# Dataset extract:
===============

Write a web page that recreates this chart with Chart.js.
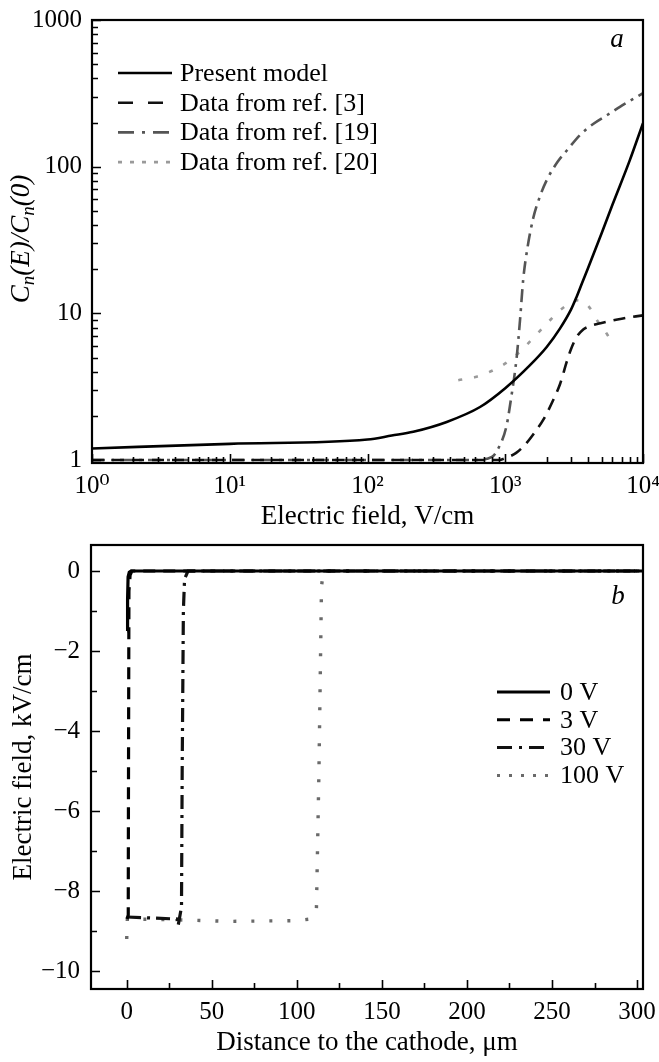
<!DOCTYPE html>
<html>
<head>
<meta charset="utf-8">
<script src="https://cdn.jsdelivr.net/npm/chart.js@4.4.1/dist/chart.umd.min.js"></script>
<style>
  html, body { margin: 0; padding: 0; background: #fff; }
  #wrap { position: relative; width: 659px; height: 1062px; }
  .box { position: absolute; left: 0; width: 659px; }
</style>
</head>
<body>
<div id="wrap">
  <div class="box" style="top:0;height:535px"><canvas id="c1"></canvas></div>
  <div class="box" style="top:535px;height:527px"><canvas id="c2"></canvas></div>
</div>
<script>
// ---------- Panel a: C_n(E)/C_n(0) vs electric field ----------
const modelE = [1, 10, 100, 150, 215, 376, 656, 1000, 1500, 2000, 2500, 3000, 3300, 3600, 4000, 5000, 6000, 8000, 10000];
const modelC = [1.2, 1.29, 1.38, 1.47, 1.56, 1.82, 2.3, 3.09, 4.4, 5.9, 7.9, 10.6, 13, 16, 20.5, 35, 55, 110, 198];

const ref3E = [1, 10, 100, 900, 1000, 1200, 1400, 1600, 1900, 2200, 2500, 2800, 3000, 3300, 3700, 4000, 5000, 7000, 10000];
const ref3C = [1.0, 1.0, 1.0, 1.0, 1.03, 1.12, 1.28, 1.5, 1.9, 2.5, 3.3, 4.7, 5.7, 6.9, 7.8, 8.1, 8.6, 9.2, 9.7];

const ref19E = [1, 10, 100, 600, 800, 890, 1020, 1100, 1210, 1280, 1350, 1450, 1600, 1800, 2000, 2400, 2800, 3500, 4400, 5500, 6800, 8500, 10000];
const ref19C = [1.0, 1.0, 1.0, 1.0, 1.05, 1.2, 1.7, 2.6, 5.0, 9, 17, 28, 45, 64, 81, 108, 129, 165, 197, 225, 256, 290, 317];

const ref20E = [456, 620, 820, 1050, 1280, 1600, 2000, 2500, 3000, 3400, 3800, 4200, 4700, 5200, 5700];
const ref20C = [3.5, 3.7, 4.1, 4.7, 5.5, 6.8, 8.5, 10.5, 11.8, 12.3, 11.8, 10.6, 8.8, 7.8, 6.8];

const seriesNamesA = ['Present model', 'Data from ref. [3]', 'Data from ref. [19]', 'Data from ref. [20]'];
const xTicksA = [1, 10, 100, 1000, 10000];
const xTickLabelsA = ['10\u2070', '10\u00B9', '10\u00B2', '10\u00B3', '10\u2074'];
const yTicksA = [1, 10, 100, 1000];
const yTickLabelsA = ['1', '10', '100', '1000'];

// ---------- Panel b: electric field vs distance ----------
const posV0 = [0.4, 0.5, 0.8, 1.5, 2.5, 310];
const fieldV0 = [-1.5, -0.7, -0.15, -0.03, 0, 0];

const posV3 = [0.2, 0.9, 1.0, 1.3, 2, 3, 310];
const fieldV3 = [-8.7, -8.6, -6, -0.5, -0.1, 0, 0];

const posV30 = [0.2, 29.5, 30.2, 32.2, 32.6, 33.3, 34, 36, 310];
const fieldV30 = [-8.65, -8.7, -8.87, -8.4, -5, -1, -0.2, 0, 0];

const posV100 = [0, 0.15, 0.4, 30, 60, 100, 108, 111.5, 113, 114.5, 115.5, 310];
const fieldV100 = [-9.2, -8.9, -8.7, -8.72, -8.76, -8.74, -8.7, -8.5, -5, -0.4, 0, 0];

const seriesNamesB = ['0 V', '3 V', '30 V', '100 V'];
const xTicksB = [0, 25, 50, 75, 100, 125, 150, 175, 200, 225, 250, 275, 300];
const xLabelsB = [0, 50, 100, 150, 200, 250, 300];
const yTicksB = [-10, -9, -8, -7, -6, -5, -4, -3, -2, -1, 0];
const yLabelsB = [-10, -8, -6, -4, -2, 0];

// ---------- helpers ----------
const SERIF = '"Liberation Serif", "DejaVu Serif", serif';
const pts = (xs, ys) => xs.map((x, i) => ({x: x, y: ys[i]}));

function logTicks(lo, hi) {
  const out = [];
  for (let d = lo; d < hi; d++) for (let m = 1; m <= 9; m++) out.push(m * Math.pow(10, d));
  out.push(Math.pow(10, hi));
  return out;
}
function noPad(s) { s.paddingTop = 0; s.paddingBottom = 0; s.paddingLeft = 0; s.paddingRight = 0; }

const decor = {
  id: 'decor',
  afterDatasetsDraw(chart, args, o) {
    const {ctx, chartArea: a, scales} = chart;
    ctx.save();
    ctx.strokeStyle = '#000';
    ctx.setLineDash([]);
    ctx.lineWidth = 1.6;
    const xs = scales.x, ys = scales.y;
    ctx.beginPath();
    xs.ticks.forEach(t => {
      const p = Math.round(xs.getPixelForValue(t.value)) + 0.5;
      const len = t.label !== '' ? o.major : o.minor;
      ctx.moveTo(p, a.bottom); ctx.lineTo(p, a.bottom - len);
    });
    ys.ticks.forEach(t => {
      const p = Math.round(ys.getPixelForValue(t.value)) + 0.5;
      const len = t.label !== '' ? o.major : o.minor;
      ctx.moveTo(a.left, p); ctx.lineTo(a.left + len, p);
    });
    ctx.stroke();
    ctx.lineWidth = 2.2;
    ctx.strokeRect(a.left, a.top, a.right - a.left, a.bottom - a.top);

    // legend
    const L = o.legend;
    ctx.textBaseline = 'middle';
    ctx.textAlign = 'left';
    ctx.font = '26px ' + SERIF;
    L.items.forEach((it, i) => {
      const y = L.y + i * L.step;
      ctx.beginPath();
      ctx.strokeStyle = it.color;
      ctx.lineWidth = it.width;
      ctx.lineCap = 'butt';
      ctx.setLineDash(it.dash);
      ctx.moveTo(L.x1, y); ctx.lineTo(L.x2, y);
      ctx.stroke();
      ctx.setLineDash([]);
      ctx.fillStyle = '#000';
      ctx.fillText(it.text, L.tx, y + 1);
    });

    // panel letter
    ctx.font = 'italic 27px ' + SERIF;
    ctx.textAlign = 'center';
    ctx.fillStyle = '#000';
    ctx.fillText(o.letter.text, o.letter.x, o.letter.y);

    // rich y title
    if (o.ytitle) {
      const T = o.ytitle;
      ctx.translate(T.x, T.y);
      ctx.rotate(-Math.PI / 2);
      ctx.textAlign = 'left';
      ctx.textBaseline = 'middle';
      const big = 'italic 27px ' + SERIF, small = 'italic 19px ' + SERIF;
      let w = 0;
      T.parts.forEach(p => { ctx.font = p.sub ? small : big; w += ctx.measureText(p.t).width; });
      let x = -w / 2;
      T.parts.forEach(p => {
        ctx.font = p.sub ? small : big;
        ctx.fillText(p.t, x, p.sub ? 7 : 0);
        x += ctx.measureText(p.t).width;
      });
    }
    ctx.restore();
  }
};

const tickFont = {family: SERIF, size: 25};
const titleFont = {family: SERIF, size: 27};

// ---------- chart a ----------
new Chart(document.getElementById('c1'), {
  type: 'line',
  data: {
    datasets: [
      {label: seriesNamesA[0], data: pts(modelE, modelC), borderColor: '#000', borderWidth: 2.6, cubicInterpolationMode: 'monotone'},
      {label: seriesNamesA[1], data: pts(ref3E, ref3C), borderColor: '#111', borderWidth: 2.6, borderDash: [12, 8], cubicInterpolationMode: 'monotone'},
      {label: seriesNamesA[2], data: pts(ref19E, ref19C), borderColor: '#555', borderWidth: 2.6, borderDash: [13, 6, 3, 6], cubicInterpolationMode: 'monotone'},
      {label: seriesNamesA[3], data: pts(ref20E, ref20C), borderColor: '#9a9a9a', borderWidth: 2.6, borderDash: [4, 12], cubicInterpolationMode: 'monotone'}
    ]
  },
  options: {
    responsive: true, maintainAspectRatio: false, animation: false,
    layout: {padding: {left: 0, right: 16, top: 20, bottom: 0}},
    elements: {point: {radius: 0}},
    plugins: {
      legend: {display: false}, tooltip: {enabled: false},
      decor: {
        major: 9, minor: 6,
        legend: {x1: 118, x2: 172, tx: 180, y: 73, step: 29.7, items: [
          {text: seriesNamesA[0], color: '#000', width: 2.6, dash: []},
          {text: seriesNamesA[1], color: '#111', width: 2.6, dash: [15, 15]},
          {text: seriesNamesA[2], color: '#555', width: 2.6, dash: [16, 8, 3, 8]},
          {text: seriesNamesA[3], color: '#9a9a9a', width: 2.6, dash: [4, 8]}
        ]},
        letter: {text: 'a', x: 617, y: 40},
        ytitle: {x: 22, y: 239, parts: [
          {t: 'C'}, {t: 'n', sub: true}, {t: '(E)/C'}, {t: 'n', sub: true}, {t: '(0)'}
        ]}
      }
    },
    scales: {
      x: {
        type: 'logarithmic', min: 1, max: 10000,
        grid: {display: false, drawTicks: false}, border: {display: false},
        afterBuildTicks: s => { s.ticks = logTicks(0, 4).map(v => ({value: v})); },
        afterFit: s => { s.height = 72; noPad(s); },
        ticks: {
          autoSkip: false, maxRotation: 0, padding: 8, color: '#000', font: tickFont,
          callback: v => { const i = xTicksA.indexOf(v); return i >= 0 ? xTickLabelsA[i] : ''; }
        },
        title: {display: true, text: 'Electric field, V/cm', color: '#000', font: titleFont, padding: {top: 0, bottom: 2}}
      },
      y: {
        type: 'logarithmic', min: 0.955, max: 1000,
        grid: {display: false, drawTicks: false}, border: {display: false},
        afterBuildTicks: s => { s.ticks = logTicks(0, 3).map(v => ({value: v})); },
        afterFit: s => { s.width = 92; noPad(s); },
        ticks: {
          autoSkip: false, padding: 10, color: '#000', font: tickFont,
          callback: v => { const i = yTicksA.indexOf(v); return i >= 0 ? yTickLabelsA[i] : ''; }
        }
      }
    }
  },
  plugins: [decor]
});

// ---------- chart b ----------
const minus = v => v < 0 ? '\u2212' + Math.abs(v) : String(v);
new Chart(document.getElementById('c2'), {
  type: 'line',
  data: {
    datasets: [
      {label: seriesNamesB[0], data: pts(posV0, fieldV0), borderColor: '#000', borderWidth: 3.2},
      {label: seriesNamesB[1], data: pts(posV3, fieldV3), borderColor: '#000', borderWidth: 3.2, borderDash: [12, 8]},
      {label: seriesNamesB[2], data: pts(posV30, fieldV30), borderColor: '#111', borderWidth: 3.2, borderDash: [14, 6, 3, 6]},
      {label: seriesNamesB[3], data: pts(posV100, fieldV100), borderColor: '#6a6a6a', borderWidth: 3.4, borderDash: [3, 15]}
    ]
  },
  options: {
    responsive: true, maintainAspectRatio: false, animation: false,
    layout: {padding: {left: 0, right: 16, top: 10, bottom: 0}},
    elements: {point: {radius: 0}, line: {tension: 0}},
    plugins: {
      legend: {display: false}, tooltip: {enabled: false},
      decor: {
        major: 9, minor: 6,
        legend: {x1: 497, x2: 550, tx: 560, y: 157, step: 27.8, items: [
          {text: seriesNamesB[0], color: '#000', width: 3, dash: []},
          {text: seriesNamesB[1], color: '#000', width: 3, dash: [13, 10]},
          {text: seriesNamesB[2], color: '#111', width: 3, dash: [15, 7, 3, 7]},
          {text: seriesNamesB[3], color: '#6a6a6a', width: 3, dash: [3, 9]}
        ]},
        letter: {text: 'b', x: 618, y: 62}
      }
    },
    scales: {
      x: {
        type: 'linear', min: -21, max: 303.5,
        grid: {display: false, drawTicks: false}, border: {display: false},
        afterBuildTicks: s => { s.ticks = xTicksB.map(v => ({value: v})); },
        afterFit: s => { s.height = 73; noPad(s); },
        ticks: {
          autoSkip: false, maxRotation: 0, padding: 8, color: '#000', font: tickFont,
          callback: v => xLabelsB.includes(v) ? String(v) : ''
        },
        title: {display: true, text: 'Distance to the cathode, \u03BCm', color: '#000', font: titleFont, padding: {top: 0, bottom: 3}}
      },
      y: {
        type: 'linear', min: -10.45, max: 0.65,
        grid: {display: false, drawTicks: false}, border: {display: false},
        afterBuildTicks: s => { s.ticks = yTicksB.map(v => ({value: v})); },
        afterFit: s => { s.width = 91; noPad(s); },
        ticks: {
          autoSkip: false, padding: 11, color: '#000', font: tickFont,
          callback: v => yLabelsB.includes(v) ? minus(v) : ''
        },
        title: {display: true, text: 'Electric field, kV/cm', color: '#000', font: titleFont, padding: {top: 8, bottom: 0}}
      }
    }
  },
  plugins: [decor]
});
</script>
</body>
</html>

===============

# Task to carry out:
Write out exactly the lines between the start of the data and the line with "8.6, 9.2, 9.7];", including both, but none of the pictures.

# Expected answer:
Write a web page that recreates this chart with Chart.js.
<!DOCTYPE html>
<html>
<head>
<meta charset="utf-8">
<script src="https://cdn.jsdelivr.net/npm/chart.js@4.4.1/dist/chart.umd.min.js"></script>
<style>
  html, body { margin: 0; padding: 0; background: #fff; }
  #wrap { position: relative; width: 659px; height: 1062px; }
  .box { position: absolute; left: 0; width: 659px; }
</style>
</head>
<body>
<div id="wrap">
  <div class="box" style="top:0;height:535px"><canvas id="c1"></canvas></div>
  <div class="box" style="top:535px;height:527px"><canvas id="c2"></canvas></div>
</div>
<script>
// ---------- Panel a: C_n(E)/C_n(0) vs electric field ----------
const modelE = [1, 10, 100, 150, 215, 376, 656, 1000, 1500, 2000, 2500, 3000, 3300, 3600, 4000, 5000, 6000, 8000, 10000];
const modelC = [1.2, 1.29, 1.38, 1.47, 1.56, 1.82, 2.3, 3.09, 4.4, 5.9, 7.9, 10.6, 13, 16, 20.5, 35, 55, 110, 198];

const ref3E = [1, 10, 100, 900, 1000, 1200, 1400, 1600, 1900, 2200, 2500, 2800, 3000, 3300, 3700, 4000, 5000, 7000, 10000];
const ref3C = [1.0, 1.0, 1.0, 1.0, 1.03, 1.12, 1.28, 1.5, 1.9, 2.5, 3.3, 4.7, 5.7, 6.9, 7.8, 8.1, 8.6, 9.2, 9.7];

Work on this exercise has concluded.